In Japan machte ich noch ein paar schöne Fahrten durch die Berge zum Abschluss, weil ich bereits ahnte, dass es diese in Bremen und näherer Umgebung nicht geben würde. Ende April 2010 gab es einen offiziellen „Sayonara Ride“ zu dem ein Haufen Freunde kamen.

Sayonara Ride April 2010.

Dann packten wir unsere Koffer. Das heißt, eigentlich packten wir keine Koffer, sondern unseren ganzen Kram in einen 40 Fuß Container, der sich dann auf den Weg nach Bremen machte. Mein Job war es nun mit dem Flugzeug nach Bremen zu fliegen und eine Wohnung zu finden, bevor der fette Container mit dem Schiff im Hafen hier ankam.
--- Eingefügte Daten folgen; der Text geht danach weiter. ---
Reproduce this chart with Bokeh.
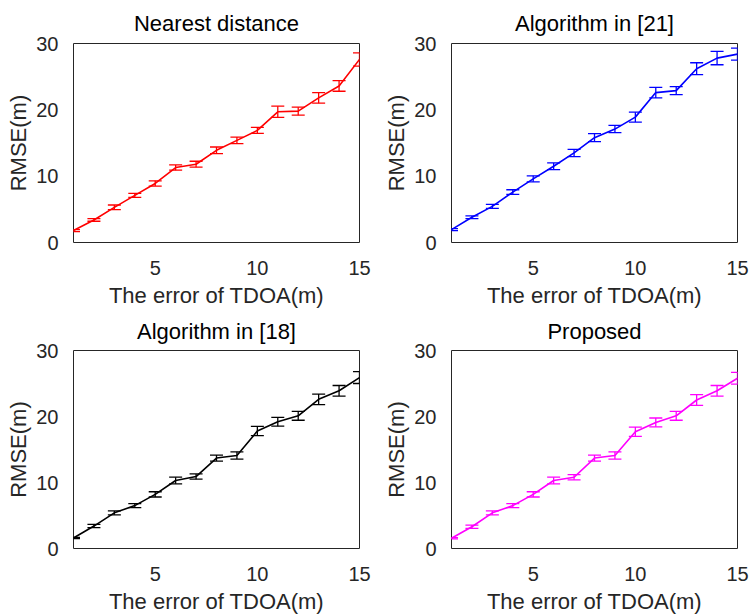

Im Rückblick muss ich sagen, war die erste Zeit in Bremen nicht einfach. Keiner wollte mit mir sprechen. Oder mit irgendjemand anderem, so kam es mir jedenfalls vor. Ich ging zum Bäcker und sagte „Ich hätte gerne ein Croissant“ und die Frau auf der anderen Seite der Theke sagte nur „Aha“. Ich fuhr meine erste RTF (Radtourenfahrt) von 210 km Länge mit einem mir unbekannten Norddeutschen. Nach 150 km kamen wir an eine Verpflegungsstelle und er fragte mich: „Willst Du was essen?“ Ich sagte ja, und fuhr von der Straße ab auf den Parkplatz, stellte mein Rad ab und drehte mich um nach ihm. Aber da war niemand. Er wollte nämlich nichts essen und fuhr weiter, hielt es aber nicht unbedingt für nötig dies auch zu sagen. Norddeutsche halt.

In Bremen regnet es viel, es gibt keine Berge und kein gutes Essen das ich fotografieren müsste, aber ansonsten ist es schon ganz OK hier. Der Mangel an gutem Wetter bietet dann auch die Chance zuhause zu sitzen und ein Buch zu schreiben. Warum ich 12 Jahre brauchte, um damit anzufangen kann ich im nachhinhein auch nicht verstehen, würde ich aber einmal als Akklimatisierungsphase umschreiben.

Alles an dieser Geschichte ist komplett wahr. Bis auf die Dinge die ich mir komplett ausgedacht habe. Damit ist dieses Buch komplett ready.

Mein Dank gilt den Freunden, mit denen ich beim Radfahren in Japan so viele unvergessliche Erlebnisse hatte: David, david, Juliane, Tom, Ludwig, Goro, Alain und viele andere.
Und natürlich Jacques Daumont, wenn das überhaupt sein richtiger Name sein sollte. Ich habe keine Ahnung, was aus ihm geworden ist.